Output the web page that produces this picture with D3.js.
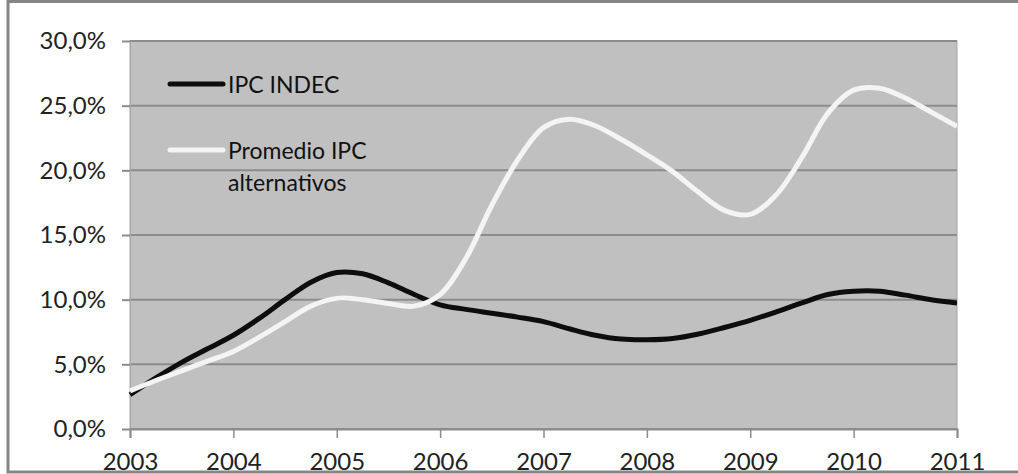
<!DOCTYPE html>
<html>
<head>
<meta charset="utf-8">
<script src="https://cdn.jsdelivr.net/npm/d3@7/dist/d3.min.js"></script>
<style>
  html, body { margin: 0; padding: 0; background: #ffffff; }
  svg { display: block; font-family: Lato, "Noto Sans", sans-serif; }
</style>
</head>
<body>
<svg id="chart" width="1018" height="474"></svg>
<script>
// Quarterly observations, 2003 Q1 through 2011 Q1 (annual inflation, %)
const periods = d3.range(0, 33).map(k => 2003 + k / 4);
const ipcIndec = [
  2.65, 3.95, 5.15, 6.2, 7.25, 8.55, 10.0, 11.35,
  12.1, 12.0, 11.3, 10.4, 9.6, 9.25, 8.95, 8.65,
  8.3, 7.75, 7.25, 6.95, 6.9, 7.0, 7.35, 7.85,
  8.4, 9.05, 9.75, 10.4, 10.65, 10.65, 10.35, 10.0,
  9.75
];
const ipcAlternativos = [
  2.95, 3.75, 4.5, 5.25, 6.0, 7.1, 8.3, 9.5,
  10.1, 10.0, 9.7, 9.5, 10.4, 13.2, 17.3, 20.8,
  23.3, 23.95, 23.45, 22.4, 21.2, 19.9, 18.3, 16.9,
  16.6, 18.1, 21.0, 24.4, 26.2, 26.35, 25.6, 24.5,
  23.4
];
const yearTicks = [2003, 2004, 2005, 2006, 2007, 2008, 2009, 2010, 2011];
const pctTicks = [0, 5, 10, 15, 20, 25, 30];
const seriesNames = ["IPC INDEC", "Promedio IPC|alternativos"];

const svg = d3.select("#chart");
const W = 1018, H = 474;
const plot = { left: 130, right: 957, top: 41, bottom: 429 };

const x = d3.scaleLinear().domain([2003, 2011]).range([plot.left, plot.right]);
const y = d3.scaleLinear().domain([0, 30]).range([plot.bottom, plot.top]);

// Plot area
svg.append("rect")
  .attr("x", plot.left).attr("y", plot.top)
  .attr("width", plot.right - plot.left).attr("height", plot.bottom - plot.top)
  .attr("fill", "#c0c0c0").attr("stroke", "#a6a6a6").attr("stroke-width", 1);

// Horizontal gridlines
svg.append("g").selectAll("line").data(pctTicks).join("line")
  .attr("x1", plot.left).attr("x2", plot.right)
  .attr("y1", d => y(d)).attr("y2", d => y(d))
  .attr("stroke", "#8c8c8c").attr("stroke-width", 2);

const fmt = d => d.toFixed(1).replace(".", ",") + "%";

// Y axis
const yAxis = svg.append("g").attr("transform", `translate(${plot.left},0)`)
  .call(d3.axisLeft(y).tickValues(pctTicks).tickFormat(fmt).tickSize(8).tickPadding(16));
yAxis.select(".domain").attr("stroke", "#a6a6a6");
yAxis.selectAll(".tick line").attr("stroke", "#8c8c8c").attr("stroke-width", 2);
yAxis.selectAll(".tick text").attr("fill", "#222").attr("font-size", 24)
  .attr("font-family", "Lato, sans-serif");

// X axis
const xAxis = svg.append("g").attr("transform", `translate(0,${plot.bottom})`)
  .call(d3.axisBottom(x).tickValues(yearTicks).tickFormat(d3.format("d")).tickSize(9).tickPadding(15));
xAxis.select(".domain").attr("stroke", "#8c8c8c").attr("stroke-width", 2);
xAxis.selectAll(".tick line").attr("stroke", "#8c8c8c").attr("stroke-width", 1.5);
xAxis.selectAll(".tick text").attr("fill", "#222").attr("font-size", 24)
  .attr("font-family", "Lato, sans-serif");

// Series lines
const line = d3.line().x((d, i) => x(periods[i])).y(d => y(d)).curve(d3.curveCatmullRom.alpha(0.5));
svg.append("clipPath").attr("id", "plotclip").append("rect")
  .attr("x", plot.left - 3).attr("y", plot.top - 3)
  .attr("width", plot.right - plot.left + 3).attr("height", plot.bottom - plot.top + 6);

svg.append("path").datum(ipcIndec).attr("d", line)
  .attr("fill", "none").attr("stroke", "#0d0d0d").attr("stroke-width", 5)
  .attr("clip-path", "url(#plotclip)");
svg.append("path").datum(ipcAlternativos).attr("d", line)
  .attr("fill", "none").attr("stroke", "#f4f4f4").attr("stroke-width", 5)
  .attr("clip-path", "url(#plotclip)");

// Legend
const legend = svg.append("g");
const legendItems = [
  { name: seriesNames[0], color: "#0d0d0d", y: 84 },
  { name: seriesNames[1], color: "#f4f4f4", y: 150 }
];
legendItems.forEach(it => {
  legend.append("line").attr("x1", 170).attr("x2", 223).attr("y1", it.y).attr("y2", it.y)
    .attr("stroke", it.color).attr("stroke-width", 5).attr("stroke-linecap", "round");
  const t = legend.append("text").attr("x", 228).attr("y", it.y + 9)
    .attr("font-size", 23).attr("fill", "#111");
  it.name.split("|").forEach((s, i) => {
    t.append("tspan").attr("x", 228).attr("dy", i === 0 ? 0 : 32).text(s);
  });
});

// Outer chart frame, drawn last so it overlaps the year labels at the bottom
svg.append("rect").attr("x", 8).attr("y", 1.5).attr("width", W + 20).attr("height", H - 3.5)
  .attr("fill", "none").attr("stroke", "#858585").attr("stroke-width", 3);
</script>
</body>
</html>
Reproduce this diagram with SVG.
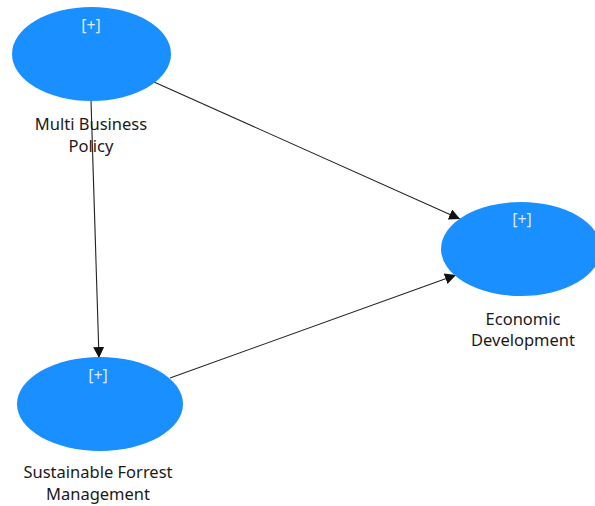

------------------------------------------------------------

Leaving the pictures aside, transcribe the entire listing exactly.

Output the web page that produces this picture with D3.js.
<!DOCTYPE html>
<html>
<head>
<meta charset="utf-8">
<script src="https://cdn.jsdelivr.net/npm/d3@7/dist/d3.min.js"></script>
<style>
  html, body { margin: 0; padding: 0; background: #ffffff; }
  svg { display: block; font-family: Lato, "Noto Sans", sans-serif; }
</style>
</head>
<body>
<svg id="chart" width="1018" height="474"></svg>
<script>
// Quarterly observations, 2003 Q1 through 2011 Q1 (annual inflation, %)
const periods = d3.range(0, 33).map(k => 2003 + k / 4);
const ipcIndec = [
  2.65, 3.95, 5.15, 6.2, 7.25, 8.55, 10.0, 11.35,
  12.1, 12.0, 11.3, 10.4, 9.6, 9.25, 8.95, 8.65,
  8.3, 7.75, 7.25, 6.95, 6.9, 7.0, 7.35, 7.85,
  8.4, 9.05, 9.75, 10.4, 10.65, 10.65, 10.35, 10.0,
  9.75
];
const ipcAlternativos = [
  2.95, 3.75, 4.5, 5.25, 6.0, 7.1, 8.3, 9.5,
  10.1, 10.0, 9.7, 9.5, 10.4, 13.2, 17.3, 20.8,
  23.3, 23.95, 23.45, 22.4, 21.2, 19.9, 18.3, 16.9,
  16.6, 18.1, 21.0, 24.4, 26.2, 26.35, 25.6, 24.5,
  23.4
];
const yearTicks = [2003, 2004, 2005, 2006, 2007, 2008, 2009, 2010, 2011];
const pctTicks = [0, 5, 10, 15, 20, 25, 30];
const seriesNames = ["IPC INDEC", "Promedio IPC|alternativos"];

const svg = d3.select("#chart");
const W = 1018, H = 474;
const plot = { left: 130, right: 957, top: 41, bottom: 429 };

const x = d3.scaleLinear().domain([2003, 2011]).range([plot.left, plot.right]);
const y = d3.scaleLinear().domain([0, 30]).range([plot.bottom, plot.top]);

// Plot area
svg.append("rect")
  .attr("x", plot.left).attr("y", plot.top)
  .attr("width", plot.right - plot.left).attr("height", plot.bottom - plot.top)
  .attr("fill", "#c0c0c0").attr("stroke", "#a6a6a6").attr("stroke-width", 1);

// Horizontal gridlines
svg.append("g").selectAll("line").data(pctTicks).join("line")
  .attr("x1", plot.left).attr("x2", plot.right)
  .attr("y1", d => y(d)).attr("y2", d => y(d))
  .attr("stroke", "#8c8c8c").attr("stroke-width", 2);

const fmt = d => d.toFixed(1).replace(".", ",") + "%";

// Y axis
const yAxis = svg.append("g").attr("transform", `translate(${plot.left},0)`)
  .call(d3.axisLeft(y).tickValues(pctTicks).tickFormat(fmt).tickSize(8).tickPadding(16));
yAxis.select(".domain").attr("stroke", "#a6a6a6");
yAxis.selectAll(".tick line").attr("stroke", "#8c8c8c").attr("stroke-width", 2);
yAxis.selectAll(".tick text").attr("fill", "#222").attr("font-size", 24)
  .attr("font-family", "Lato, sans-serif");

// X axis
const xAxis = svg.append("g").attr("transform", `translate(0,${plot.bottom})`)
  .call(d3.axisBottom(x).tickValues(yearTicks).tickFormat(d3.format("d")).tickSize(9).tickPadding(15));
xAxis.select(".domain").attr("stroke", "#8c8c8c").attr("stroke-width", 2);
xAxis.selectAll(".tick line").attr("stroke", "#8c8c8c").attr("stroke-width", 1.5);
xAxis.selectAll(".tick text").attr("fill", "#222").attr("font-size", 24)
  .attr("font-family", "Lato, sans-serif");

// Series lines
const line = d3.line().x((d, i) => x(periods[i])).y(d => y(d)).curve(d3.curveCatmullRom.alpha(0.5));
svg.append("clipPath").attr("id", "plotclip").append("rect")
  .attr("x", plot.left - 3).attr("y", plot.top - 3)
  .attr("width", plot.right - plot.left + 3).attr("height", plot.bottom - plot.top + 6);

svg.append("path").datum(ipcIndec).attr("d", line)
  .attr("fill", "none").attr("stroke", "#0d0d0d").attr("stroke-width", 5)
  .attr("clip-path", "url(#plotclip)");
svg.append("path").datum(ipcAlternativos).attr("d", line)
  .attr("fill", "none").attr("stroke", "#f4f4f4").attr("stroke-width", 5)
  .attr("clip-path", "url(#plotclip)");

// Legend
const legend = svg.append("g");
const legendItems = [
  { name: seriesNames[0], color: "#0d0d0d", y: 84 },
  { name: seriesNames[1], color: "#f4f4f4", y: 150 }
];
legendItems.forEach(it => {
  legend.append("line").attr("x1", 170).attr("x2", 223).attr("y1", it.y).attr("y2", it.y)
    .attr("stroke", it.color).attr("stroke-width", 5).attr("stroke-linecap", "round");
  const t = legend.append("text").attr("x", 228).attr("y", it.y + 9)
    .attr("font-size", 23).attr("fill", "#111");
  it.name.split("|").forEach((s, i) => {
    t.append("tspan").attr("x", 228).attr("dy", i === 0 ? 0 : 32).text(s);
  });
});

// Outer chart frame, drawn last so it overlaps the year labels at the bottom
svg.append("rect").attr("x", 8).attr("y", 1.5).attr("width", W + 20).attr("height", H - 3.5)
  .attr("fill", "none").attr("stroke", "#858585").attr("stroke-width", 3);
</script>
</body>
</html>
Reproduce this diagram with SVG.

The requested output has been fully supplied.